> **Charts and diagrams as code**:
╭──
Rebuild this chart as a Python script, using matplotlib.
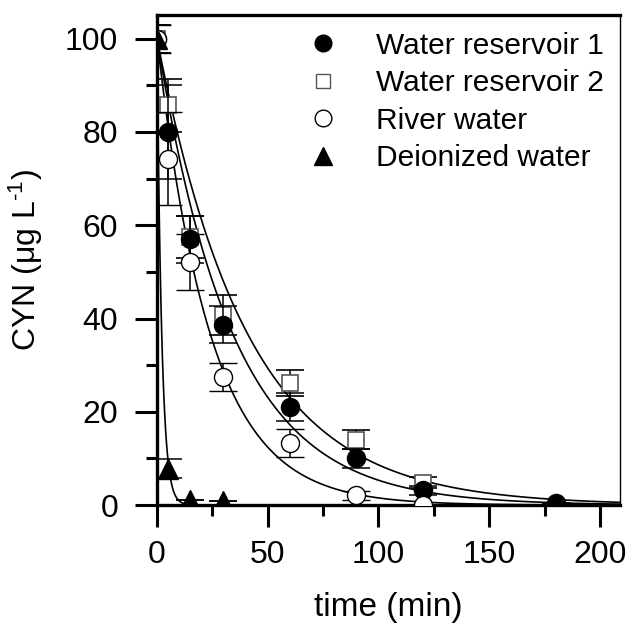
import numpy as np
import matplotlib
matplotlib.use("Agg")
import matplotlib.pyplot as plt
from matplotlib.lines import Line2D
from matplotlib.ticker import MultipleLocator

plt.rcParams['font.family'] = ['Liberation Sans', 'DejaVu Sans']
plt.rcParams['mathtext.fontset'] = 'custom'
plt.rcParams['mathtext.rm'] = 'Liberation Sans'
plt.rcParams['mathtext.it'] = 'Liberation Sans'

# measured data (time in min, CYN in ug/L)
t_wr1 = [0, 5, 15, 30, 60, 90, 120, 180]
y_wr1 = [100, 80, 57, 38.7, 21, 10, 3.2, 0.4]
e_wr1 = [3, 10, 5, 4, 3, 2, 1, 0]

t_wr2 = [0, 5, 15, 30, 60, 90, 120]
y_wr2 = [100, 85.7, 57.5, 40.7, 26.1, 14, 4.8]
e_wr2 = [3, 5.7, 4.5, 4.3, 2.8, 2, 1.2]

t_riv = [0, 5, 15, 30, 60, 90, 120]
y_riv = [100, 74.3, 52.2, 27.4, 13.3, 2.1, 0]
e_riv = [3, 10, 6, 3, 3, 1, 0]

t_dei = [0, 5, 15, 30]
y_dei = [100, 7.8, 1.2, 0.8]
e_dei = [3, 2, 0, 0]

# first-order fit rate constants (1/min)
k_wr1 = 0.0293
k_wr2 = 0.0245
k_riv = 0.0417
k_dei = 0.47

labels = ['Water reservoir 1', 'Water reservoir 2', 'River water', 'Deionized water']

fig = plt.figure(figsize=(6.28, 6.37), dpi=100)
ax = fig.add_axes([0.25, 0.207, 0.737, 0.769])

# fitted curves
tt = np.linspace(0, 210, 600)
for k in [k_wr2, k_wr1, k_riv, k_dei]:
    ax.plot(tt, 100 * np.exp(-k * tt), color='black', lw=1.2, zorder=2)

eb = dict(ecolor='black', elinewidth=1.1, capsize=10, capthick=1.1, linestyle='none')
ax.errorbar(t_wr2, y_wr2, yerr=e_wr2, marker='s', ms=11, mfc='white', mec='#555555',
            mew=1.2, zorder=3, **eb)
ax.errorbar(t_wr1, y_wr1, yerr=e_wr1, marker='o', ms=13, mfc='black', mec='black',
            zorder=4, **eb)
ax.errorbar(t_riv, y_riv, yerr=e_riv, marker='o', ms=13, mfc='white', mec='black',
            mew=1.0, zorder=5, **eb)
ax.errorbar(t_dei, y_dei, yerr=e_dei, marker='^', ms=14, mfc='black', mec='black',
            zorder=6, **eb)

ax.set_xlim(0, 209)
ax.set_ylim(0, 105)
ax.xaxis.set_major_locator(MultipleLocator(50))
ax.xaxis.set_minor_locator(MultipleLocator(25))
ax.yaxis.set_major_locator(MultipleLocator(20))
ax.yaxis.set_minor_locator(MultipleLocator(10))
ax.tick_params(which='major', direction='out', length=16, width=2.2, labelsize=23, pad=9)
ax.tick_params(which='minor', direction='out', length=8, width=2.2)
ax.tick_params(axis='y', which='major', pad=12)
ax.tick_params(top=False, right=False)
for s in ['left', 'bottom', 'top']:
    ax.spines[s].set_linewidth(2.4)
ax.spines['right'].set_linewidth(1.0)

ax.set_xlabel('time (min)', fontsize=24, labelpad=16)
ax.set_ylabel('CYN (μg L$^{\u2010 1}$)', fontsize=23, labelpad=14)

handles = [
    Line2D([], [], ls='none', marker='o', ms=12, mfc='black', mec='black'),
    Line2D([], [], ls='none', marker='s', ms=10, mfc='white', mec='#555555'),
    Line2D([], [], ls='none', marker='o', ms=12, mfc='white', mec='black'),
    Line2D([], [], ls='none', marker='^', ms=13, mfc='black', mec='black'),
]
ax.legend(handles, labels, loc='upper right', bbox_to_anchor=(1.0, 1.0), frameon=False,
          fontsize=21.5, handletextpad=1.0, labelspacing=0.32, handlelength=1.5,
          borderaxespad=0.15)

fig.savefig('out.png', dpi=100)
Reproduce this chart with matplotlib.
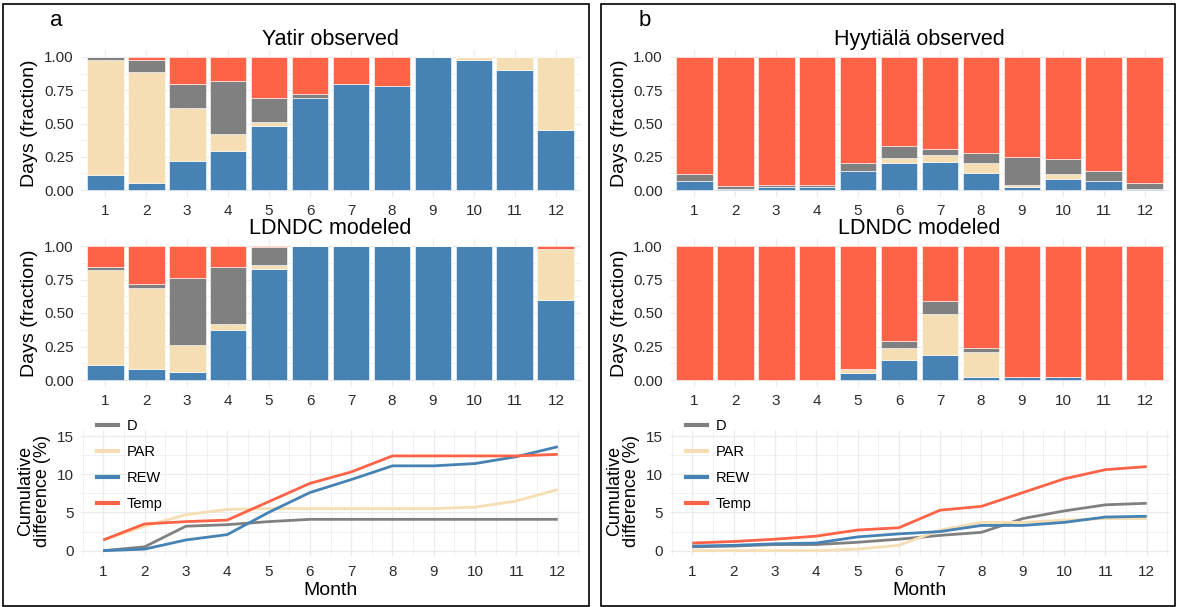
╰──
> **DESCRIPTION OF THE TASK**: Transcribe exactly, with no pictures, the lines running from the first line of the material through the line holding "e_dei = [3, 2, 0, 0]".

> **OUTPUT BELOW**:
Rebuild this chart as a Python script, using matplotlib.
import numpy as np
import matplotlib
matplotlib.use("Agg")
import matplotlib.pyplot as plt
from matplotlib.lines import Line2D
from matplotlib.ticker import MultipleLocator

plt.rcParams['font.family'] = ['Liberation Sans', 'DejaVu Sans']
plt.rcParams['mathtext.fontset'] = 'custom'
plt.rcParams['mathtext.rm'] = 'Liberation Sans'
plt.rcParams['mathtext.it'] = 'Liberation Sans'

# measured data (time in min, CYN in ug/L)
t_wr1 = [0, 5, 15, 30, 60, 90, 120, 180]
y_wr1 = [100, 80, 57, 38.7, 21, 10, 3.2, 0.4]
e_wr1 = [3, 10, 5, 4, 3, 2, 1, 0]

t_wr2 = [0, 5, 15, 30, 60, 90, 120]
y_wr2 = [100, 85.7, 57.5, 40.7, 26.1, 14, 4.8]
e_wr2 = [3, 5.7, 4.5, 4.3, 2.8, 2, 1.2]

t_riv = [0, 5, 15, 30, 60, 90, 120]
y_riv = [100, 74.3, 52.2, 27.4, 13.3, 2.1, 0]
e_riv = [3, 10, 6, 3, 3, 1, 0]

t_dei = [0, 5, 15, 30]
y_dei = [100, 7.8, 1.2, 0.8]
e_dei = [3, 2, 0, 0]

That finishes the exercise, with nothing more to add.